Alai, who blogs on techmtaa.com about technology in Kenya, posted on his @RobertAli Twitter account to his over 20,000 followers that he believed that government spokesperson “Alfred Mutua ordered the execution of G.P. Oula and Oscar King’ara calling them Mungiki. He wants to do the same to me.”
Oula and King'ara were two human rights activists in Kenya.
Subsequently, Mutua has laid a charge against Alai for violating section 29 of the Kenya Information and Communication Act.
According to this section of the Act, “a person who by means of a licensed telecommunication system a) sends a message or other matter that is grossly offensive or of an indecent, obscene or menacing character, or b) sends a message that he knows to be false for the purpose of causing annoyance, inconvenience or needless anxiety to another person commits an offense and shall be liable on conviction to a fine not exceeding fifty thousand shillings, or to imprisonment for a term not exceeding three months, or to both.”
Police then summoned Alai for questioning, and the blogger reportedly presented himself to at the Nairobi Area Criminal Investigation Department (CID) offices late yesterday afternoon, where he issued a statement.
Subsequently though, police have arrested Alai on a charge of contravening the Kenyan Information and Communication act. And Alai has reportedly spent the night behind bars.

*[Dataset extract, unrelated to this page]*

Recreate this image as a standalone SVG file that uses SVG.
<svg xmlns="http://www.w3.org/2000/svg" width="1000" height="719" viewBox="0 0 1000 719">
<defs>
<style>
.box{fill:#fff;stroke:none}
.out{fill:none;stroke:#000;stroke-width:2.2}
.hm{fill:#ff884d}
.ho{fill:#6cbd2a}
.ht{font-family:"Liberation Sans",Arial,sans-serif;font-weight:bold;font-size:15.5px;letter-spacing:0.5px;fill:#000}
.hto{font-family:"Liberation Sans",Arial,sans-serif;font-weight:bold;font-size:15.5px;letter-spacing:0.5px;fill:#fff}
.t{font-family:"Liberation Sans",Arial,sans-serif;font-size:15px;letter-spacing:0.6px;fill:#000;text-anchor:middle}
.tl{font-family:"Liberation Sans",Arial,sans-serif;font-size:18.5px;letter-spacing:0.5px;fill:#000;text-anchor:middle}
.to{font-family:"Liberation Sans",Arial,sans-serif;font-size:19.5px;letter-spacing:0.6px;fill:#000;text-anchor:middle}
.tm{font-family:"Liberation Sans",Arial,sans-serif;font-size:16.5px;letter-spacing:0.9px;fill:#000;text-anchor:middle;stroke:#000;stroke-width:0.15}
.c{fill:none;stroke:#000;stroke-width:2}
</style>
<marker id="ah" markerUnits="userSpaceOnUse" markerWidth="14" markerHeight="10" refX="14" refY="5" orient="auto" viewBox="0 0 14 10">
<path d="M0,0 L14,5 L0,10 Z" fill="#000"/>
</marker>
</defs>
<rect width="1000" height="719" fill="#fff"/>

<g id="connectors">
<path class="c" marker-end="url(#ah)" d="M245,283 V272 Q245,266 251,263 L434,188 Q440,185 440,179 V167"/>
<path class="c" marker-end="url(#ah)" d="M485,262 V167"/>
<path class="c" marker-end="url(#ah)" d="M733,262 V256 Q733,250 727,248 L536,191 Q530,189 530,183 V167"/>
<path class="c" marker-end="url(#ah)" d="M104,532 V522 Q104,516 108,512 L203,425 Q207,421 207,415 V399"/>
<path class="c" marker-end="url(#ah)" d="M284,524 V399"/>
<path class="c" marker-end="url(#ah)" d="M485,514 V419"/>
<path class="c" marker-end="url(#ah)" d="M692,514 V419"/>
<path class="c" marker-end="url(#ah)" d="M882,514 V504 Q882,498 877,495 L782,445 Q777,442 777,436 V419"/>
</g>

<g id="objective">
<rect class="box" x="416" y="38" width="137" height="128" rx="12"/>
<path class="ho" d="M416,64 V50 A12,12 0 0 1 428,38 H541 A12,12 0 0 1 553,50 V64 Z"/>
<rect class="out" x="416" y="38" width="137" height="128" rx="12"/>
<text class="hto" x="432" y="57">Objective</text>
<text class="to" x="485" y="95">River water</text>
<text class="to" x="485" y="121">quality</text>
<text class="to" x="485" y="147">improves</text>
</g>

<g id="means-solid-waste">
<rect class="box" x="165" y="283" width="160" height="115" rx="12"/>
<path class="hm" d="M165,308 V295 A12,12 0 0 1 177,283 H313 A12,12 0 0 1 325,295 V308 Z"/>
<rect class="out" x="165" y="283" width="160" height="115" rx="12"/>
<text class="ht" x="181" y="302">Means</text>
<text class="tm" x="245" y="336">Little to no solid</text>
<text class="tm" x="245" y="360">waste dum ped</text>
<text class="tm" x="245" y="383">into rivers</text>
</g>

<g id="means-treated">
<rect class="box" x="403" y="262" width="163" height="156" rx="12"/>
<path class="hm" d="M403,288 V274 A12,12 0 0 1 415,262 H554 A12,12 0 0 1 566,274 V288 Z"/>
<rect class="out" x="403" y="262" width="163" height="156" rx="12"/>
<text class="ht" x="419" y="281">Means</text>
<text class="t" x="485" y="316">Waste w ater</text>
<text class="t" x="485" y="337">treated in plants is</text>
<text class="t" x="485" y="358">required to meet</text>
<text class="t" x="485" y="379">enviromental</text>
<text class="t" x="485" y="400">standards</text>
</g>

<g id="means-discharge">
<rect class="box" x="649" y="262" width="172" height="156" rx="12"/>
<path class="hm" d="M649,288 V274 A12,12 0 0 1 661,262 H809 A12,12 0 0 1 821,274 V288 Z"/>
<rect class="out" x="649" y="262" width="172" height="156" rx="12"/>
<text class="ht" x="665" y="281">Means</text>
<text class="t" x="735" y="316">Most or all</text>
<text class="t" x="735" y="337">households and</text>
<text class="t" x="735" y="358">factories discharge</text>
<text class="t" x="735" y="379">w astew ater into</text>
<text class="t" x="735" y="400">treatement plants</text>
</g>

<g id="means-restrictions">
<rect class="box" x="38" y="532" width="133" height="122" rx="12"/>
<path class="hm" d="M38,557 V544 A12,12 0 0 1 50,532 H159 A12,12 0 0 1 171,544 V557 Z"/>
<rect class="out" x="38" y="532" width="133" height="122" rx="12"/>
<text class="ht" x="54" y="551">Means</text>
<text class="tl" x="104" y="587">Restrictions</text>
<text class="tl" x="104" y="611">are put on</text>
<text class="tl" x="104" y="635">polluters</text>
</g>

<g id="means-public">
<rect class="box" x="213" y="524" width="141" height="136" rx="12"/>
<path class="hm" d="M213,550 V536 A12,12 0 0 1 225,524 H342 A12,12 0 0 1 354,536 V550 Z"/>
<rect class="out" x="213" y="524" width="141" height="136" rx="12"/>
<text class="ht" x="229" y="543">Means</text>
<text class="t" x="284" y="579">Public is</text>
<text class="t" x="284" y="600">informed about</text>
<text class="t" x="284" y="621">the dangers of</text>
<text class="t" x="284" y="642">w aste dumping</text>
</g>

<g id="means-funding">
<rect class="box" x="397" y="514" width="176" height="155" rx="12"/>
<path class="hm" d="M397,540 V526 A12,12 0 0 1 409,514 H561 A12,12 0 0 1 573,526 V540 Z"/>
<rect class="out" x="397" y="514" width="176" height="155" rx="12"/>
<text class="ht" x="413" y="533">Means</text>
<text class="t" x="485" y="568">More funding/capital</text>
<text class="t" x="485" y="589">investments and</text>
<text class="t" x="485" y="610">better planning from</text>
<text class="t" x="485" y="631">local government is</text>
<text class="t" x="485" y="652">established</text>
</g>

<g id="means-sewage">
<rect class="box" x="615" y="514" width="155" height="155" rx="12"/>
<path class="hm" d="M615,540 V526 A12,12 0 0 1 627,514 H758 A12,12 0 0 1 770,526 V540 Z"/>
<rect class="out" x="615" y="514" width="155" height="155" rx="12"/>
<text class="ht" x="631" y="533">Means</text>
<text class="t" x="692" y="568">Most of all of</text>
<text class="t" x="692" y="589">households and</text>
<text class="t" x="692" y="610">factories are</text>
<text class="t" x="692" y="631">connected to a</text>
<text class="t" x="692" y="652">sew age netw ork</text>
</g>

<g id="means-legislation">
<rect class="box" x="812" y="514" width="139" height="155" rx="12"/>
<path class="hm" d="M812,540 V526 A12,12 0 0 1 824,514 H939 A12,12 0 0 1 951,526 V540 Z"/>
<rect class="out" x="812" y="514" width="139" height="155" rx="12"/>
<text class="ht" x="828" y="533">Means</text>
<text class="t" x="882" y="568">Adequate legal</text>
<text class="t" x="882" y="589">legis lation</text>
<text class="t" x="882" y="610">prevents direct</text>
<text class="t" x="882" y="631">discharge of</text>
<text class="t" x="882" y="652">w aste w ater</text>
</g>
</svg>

“We are charging him with misuse of telecommunication which is contrary to section 29 of the Kenya information and communication act,” Nicholas Kamwende, Nairobi provincial CID officer told Kenya’s Citizen TV.
UPDATE:
Alai has denied charges of sending "abusive and annoying messages" to government spokesperson Alfred Mutua, and the blogger has reportedly been released on a Ksh100,000 cash bail.